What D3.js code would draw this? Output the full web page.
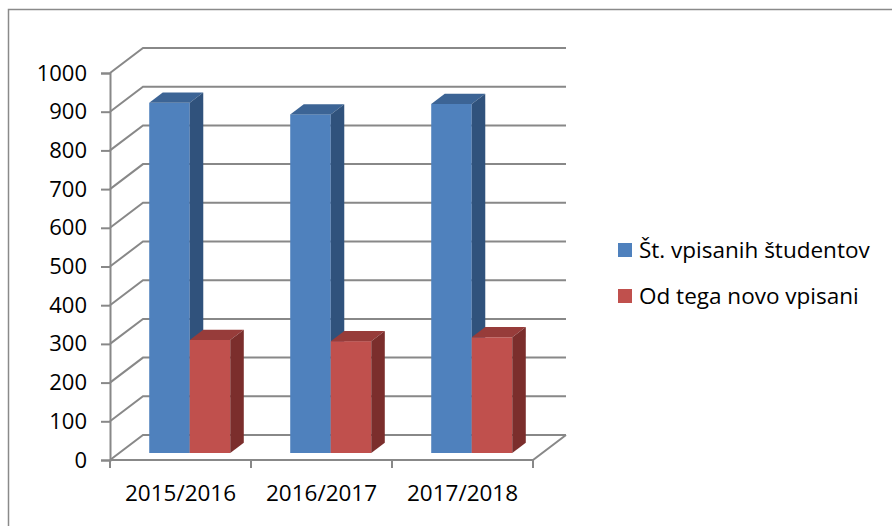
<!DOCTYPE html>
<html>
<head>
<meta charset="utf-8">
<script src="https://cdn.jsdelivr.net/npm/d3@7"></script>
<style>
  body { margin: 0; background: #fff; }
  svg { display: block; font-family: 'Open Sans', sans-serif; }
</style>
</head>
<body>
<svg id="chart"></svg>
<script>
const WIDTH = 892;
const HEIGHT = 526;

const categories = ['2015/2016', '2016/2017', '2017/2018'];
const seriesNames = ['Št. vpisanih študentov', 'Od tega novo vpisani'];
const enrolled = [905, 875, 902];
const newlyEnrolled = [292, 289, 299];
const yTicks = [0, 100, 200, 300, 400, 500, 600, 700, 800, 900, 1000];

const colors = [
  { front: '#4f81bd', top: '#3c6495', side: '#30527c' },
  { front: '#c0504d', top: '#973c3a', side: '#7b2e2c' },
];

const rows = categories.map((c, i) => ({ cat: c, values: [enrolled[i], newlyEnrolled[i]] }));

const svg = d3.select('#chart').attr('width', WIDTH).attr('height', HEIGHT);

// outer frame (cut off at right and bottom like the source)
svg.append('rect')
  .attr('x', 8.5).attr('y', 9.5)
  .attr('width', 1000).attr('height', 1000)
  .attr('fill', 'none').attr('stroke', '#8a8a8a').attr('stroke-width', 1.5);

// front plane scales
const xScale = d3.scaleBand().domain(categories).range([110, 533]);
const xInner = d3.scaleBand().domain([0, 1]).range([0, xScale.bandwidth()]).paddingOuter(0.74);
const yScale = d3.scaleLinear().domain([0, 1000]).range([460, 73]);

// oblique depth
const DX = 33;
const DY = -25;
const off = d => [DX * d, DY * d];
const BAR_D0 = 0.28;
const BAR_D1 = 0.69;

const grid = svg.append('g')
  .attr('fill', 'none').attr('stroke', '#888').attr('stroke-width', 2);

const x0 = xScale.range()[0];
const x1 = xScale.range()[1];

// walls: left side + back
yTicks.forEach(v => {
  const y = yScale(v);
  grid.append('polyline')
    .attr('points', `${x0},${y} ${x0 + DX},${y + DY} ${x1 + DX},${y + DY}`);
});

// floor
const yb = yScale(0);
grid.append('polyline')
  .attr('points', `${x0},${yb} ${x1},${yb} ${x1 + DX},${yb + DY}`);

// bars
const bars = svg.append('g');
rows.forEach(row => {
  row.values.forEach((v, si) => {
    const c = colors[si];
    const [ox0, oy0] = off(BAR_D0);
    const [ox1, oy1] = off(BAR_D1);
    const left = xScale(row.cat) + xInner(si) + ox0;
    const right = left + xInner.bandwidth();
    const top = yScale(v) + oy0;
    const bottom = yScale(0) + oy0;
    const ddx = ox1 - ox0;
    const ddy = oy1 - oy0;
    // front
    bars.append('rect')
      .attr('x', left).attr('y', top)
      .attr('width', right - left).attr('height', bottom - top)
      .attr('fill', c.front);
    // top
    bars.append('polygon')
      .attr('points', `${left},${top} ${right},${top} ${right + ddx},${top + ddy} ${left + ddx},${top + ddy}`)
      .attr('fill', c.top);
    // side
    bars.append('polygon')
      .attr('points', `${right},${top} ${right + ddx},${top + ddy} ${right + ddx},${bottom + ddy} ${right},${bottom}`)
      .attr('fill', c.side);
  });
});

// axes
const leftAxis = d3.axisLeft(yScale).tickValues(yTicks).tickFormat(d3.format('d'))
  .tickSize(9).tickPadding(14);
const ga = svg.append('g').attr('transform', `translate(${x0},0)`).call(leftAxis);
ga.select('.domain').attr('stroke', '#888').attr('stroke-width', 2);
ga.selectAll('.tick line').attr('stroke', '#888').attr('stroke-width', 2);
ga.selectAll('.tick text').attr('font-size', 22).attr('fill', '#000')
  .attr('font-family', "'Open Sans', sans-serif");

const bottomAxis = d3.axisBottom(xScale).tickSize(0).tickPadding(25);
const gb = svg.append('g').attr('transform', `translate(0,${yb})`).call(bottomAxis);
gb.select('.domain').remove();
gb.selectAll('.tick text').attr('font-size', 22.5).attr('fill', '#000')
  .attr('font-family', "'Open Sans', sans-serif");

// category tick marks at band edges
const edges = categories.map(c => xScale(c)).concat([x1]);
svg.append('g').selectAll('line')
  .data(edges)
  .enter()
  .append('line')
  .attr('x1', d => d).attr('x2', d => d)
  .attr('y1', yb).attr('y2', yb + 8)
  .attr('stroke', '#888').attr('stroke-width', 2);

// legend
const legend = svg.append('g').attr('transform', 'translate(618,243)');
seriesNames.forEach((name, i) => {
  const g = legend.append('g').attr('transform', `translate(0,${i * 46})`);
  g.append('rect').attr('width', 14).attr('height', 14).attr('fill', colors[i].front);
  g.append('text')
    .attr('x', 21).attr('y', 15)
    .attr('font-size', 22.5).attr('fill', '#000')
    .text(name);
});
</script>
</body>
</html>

* [THE EXERCISE]: Return the material line for line, from its beginning to the line that contains "const HEIGHT = 526;", with the pictures left out.

* [FINISHED EXERCISE]:
What D3.js code would draw this? Output the full web page.
<!DOCTYPE html>
<html>
<head>
<meta charset="utf-8">
<script src="https://cdn.jsdelivr.net/npm/d3@7"></script>
<style>
  body { margin: 0; background: #fff; }
  svg { display: block; font-family: 'Open Sans', sans-serif; }
</style>
</head>
<body>
<svg id="chart"></svg>
<script>
const WIDTH = 892;
const HEIGHT = 526;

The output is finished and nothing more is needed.